A Seq2Seq training config example

Thanks a lot for creating one of the best NLP library. It is really easy to use and extend and the code quality and standards are among the best I have seen in any library I have used.

I was hoping if you guys or one of the users have a running Seq2Seq example for tasks like WMT datasets or maybe summarization. I am looking to build upon the encoder-decoder model from AllenNLP and it would be great to have a competitive model for a seq2seq task to benchmark and debug my changes.

Once again congratulations on a great job with the library.


Hi Kushal–most of our examples are in https://github.com/allenai/allennlp/tree/master/training_config. BiDAF is an example of a Seq2Seq encoder: https://github.com/allenai/allennlp/blob/master/allennlp/models/reading_comprehension/bidaf.py. I don’t think we have an example that’s specific to summarization.

There’s a bit of an unfortunate terminology overlap here, @michaels. We use the term Seq2SeqEncoder to define an abstraction over a particular operation involving tensors done inside a model (taking a sequence of vectors as input and returning a sequence of vectors as output). The more common use of the term “seq2seq” is when you take an input sequence of symbols and build a complete model that returns an output sequence of symbols. This is done in machine translation, summarization, and many other tasks. BiDAF is a model that uses a Seq2SeqEncoder, but it’s not a “seq2seq” model in the second sense.

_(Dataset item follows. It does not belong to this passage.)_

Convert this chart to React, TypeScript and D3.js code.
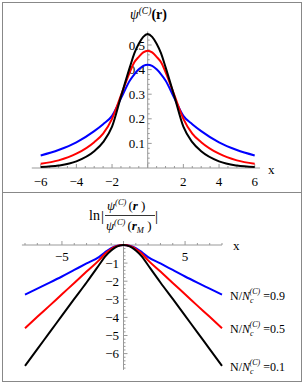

@Kushal_Arora, we don’t really have good examples of seq2seq models. It’s not something we’ve focused on for our research, so we haven’t spent time building them or making them efficient. There is some seq2seq code available in AllenNLP, but I can’t vouch for how good it is or how able you’d be to get a reasonably competitive baseline from it. This is an area where we’d really love some contributions to the library; it’s not likely that we’ll be investing in it ourselves any time soon.

Thank you Michaels and Matt for the response. I saw @saiprasanna did a lot of refactoring of the code so I was hoping if he might have an example config for something like WMT en-fr setup.

Also @mattg, if it is not too much trouble, can you point me to user Seq2Seq repos that you might be aware of. Reason for asking you this is that I tried setting up IWSLT14 de-en model but my BLEU score is 3 points lower than the reported results, so I just want to see what I might be doing wrong.

I am trying to setup a couple of NMT baseline for my experiments. I can try to send out a PR once I am done.


I’m not aware of any user repos doing seq2seq stuff. We’re in the (long) process of splitting out our models into separate repositories, and the plan is to have one called allennlp-seq2seq, with the work that @saiprasanna did moving to that repo. We’ll also likely give maintainer privileges to anyone willing to take ownership of these sub-repos.

@Kushal_Arora You can check the test config for transformers for an example https://github.com/allenai/allennlp/blob/master/allennlp/tests/fixtures/encoder_decoder/composed_seq2seq/experiment_transformer.json
Note that this is a very small transformer, ideally you would have to change the layers, attention heads etc.
And also remove pos embedding and use your own tokenizer (subword?) instead of spacy tokenizer.